Objective: Copy every line from the data below in which the string "picture" can be found.

^^^^^^^^

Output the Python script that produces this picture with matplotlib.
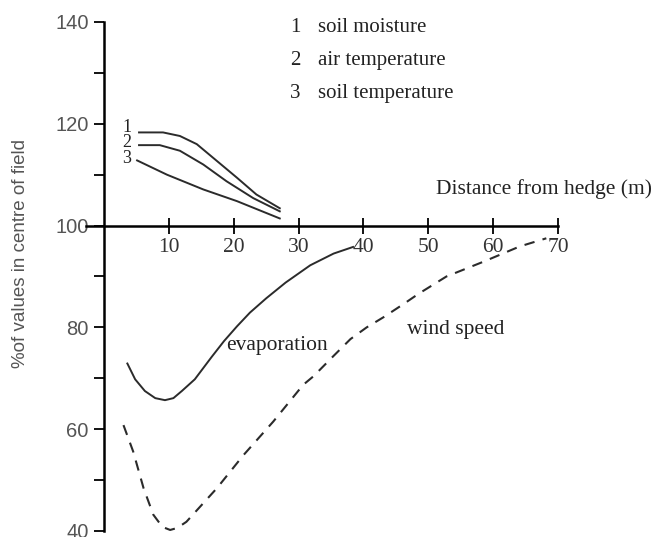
import matplotlib
matplotlib.use("Agg")
import matplotlib.pyplot as plt

# values
soil_moisture_x = [5.4, 9.1, 11.7, 14.3, 17.4, 20.5, 23.5, 27.1]
soil_moisture_y = [118.3, 118.3, 117.6, 116.0, 112.7, 109.4, 106.1, 103.4]
air_temp_x = [5.4, 8.6, 11.7, 15.3, 18.9, 23.0, 27.1]
air_temp_y = [115.8, 115.8, 114.7, 112.0, 108.7, 105.4, 102.8]
soil_temp_x = [5.1, 9.7, 15.3, 20.5, 27.1]
soil_temp_y = [112.8, 110.0, 107.1, 104.8, 101.4]

evap_x = [3.6, 4.8, 6.3, 7.9, 9.4, 10.7, 12.0, 14.0, 16.6, 18.5, 20.5, 22.5,
          25.0, 28.0, 31.8, 35.4, 38.4]
evap_y = [72.9, 69.8, 67.5, 66.1, 65.7, 66.1, 67.5, 69.8, 74.2, 77.3, 80.2, 82.9,
          85.7, 88.8, 92.2, 94.5, 95.8]

wind_x = [3.0, 4.5, 6.1, 7.6, 9.0, 10.2, 11.3, 12.7, 17.4, 21.5, 26.1, 30.7,
          32.3, 35.4, 38.0, 40.5, 43.1, 46.2, 48.5, 52.8, 58.5, 64.1, 68.2]
wind_y = [60.8, 55.6, 48.4, 43.2, 40.8, 40.2, 40.6, 41.8, 48.4, 54.9, 61.5, 68.7,
          70.4, 74.4, 77.7, 80.0, 82.0, 84.6, 86.6, 90.0, 92.9, 95.9, 97.5]

x_ticks = [10, 20, 30, 40, 50, 60, 70]
y_major = [40, 60, 80, 100, 120, 140]
y_minor = [50, 70, 90, 110, 130]

legend_nums = ["1", "2", "3"]
legend_names = ["soil moisture", "air temperature", "soil temperature"]
legend_y = [139.0, 132.5, 125.9]

serif = "Liberation Serif"
sans = "Liberation Sans"
line_col = "#2b2b2b"
text_col = "#222222"

fig = plt.figure(figsize=(6.55, 5.37), dpi=100)
ax = fig.add_axes([0.1588, 0.0112, 0.6931, 0.9479])
ax.set_xlim(0, 70)
ax.set_ylim(40, 140)

ax.plot(soil_moisture_x, soil_moisture_y, color=line_col, lw=1.4)
ax.plot(air_temp_x, air_temp_y, color=line_col, lw=1.4)
ax.plot(soil_temp_x, soil_temp_y, color=line_col, lw=1.4)
ax.plot(evap_x, evap_y, color=line_col, lw=1.4)
ax.plot(wind_x, wind_y, color=line_col, lw=1.5, linestyle=(0, (5, 4)))

# axes: left spine, x axis across y = 100
for s in ["top", "right"]:
    ax.spines[s].set_visible(False)
ax.spines["bottom"].set_position(("data", 100))
ax.spines["bottom"].set_bounds(-2.8, 70)
ax.spines["left"].set_bounds(40, 140)
ax.spines["left"].set_linewidth(1.8)
ax.spines["bottom"].set_linewidth(1.8)

ax.set_xticks(x_ticks)
ax.set_xticklabels([str(t) for t in x_ticks], fontfamily=serif, fontsize=15.5,
                   color="#333333")
ax.tick_params(axis="x", direction="inout", length=12, width=1.3, pad=3)

ax.set_yticks(y_major)
ax.set_yticklabels([str(t) for t in y_major], fontfamily=sans, fontsize=14.5,
                   color="#555555")
ax.set_yticks(y_minor, minor=True)
ax.tick_params(axis="y", which="major", direction="out", length=7, width=1.3, pad=4)
ax.tick_params(axis="y", which="minor", direction="out", length=7, width=1.3)

fig.text(0.031, 1 - 253 / 537, "%of values in centre of field", rotation=90,
         ha="center", va="center", fontfamily=sans, fontsize=13.5, color="#555555")

# legend written as text in the top of the plot
for num, name, ly in zip(legend_nums, legend_names, legend_y):
    ax.text(28.7, ly, num, fontfamily=serif, fontsize=15, color=text_col,
            va="center", ha="left")
    ax.text(33.0, ly, name, fontfamily=serif, fontsize=15, color=text_col,
            va="center", ha="left")

# numbers next to the three upper curves
for lbl, ly in zip(legend_nums, [119.3, 116.3, 113.2]):
    ax.text(3.5, ly, lbl, fontfamily=serif, fontsize=13, color=text_col,
            va="center", ha="center")

ax.text(51.2, 107.1, "Distance from hedge (m)", fontfamily=serif, fontsize=15.5,
        color=text_col, va="center", ha="left")
ax.text(18.9, 76.4, "evaporation", fontfamily=serif, fontsize=15.5,
        color=text_col, va="center", ha="left")
ax.text(46.7, 79.6, "wind speed", fontfamily=serif, fontsize=15.5,
        color=text_col, va="center", ha="left")

fig.savefig("out.png", dpi=100)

^^^^^^^^

Finished answer:
Output the Python script that produces this picture with matplotlib.

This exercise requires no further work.